KONFLIK antarumat beragama sejatinya bukan akibat diversitas budaya atau keliru dalam memaknai kebebasan berekspresi, melainkan diproduksi dan diorkestrasi oleh political entrepreneur demi tujuan kekuasaan.
Adagium di atas terbukti manakala polisi pekan lalu membongkar Saracen, kelompok yang selama ini beroperasi memproduksi ujaran kebencian di media sosial. Semakin terbukti adagium tersebut ketika polisi mencium gelagat pabrik ujaran kebencian yang dikendalikan Saracen terkait persiapan Pemilu Presiden 2019. Polisi mengantongi bukti percakapan tersangka dengan seseorang yang membicarakan persiapan pilpres.
Joko Widodo yang saat ini menjabat presiden dipastikan bakal menjadi kandidat presiden petahana pada Pilpres 2019. Saracen kerap menjadikan Jokowi sebagai sasaran ujaran kebencian berbau agama. Tidak terlalu mengherankan sesungguhnya bila polisi mencium gelagat ujaran kebencian yang diproduksi Saracen terkait dengan persiapan pilpres.
Kita tentu masih terkenang-kenang pilkada DKI yang penuh sesak dengan ujaran kebencian. Ujaran kebencian itu memantik ketegangan di masyarakat. Bukan tidak mungkin ujaran kebencian itu diproduksi dan diorkestrasi oleh political entrepreneur untuk meraih kekuasaan di Ibu Kota.
Political entrepreneur semacam Saracen dan para pemesannya mungkin belajar dari sukses pilkada DKI. Meski serangan ujaran kebencian terhadap Jokowi sudah pernah dicoba pada Pilpres 2014 dan gagal, meluasnya penggunaan media sosial membuat mereka hendak meniru sukses di Pilkada DKI dengan melancarkan ujaran kebencian melalui media sosial tersebut.
Dewasa ini pengguna internet sebagai infrastruktur dasar media sosial di Indonesia mencapai 180 juta orang. Namun, luasnya penggunaan media sosial tak diimbangi literasi media sosial. Walhasil, mereka menjadi target empuk penyebaran ujaran kebencian melalui media sosial.
Kita tak bisa menolak perkembangan dan kemajuan tekonologi digital. Yang mesti kita lakukan beradaptasi dan mengantisipasinya, termasuk dalam konteks penyebaran ujaran kebencian melalui media sosial.
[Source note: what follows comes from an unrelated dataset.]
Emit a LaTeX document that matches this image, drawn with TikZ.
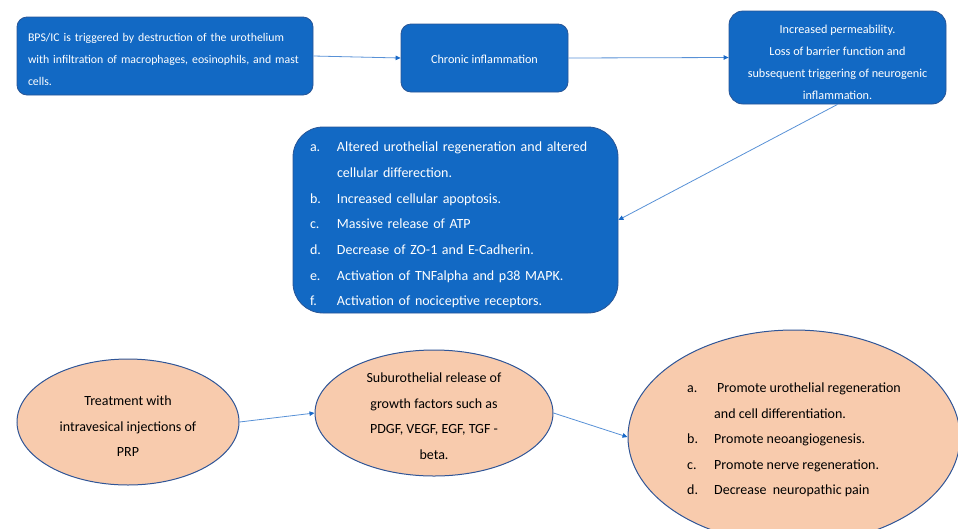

Adaptasi dan antisipasi pertama yang mesti kita lakukan ialah menumbuhkan literasi media sosial supaya masyarakat melek atau cakap dalam menggunakan media sosial. Kita harus melakukan pendidikan politik bahwa menggunakan agama sebagai senjata untuk meraih kekuasaan sangat bertentangan dengan keadaban politik dan moral agama supaya orang tak lekas percaya dengan ujaran kebencian dan memviralkannya.
Adaptasi dan antisipasi lain yang bisa kita lakukan ialah menyusun regulasi yang lebih tegas dan spesifik. Regulasi, misalnya, mesti mengatur siapa pun yang terbukti menggunakan ujaran kebencian dalam pilkada atau pemilu serentak, pencalonan atau kemenangannya akan dianulir atau dibatalkan.
Para pemangku kepentingan mesti tegas menerapkan regulasi. Komisi Pemilihan Umum tak perlu ragu menganulir kandidat yang terbukti melancarkan ujaran kebencian. Mahkamah Konstitusi pun tak usah bimbang menganulir kemenangan kandidat yang unggul karena mengorkestrasi ujaran kebencian.
Pembatalan pencalonan atau kemenangan kandidat barulah penegakan hukum bersifat administratif. Antisipasi terakhir yang mesti dilakukan ialah penegakan hukum pidana. Penyebaran ujaran kebencian jelas perbuatan pidana sebagaimana diatur antara lain dalam Undang-Undang Informasi dan Transaksi Elektronik (ITE).
Kita mengapresiasi polisi yang mengungkap perkara Saracen dan menjadikan beberapa orang yang terlibat di dalamnya sebagai tersangka. Kita kini menunggu polisi mengungkap pemesan, pengguna, atau sponsor Saracen.
Adaptasi dan antisipasi penyebaran ujaran kebencian di media sosial melalui literasi, regulasi, serta penegakan hukum kiranya menghadirkan efek jera kepada para political entrepreneur. Political entrepreneur memang harus dibikin jera karena mereka tak ubahnya teroris atau lebih pasnya political terrorist, teroris politik. Sebagaimana teroris, political entrepreuner mengatasnamakan agama untuk mencapai kekuasaan.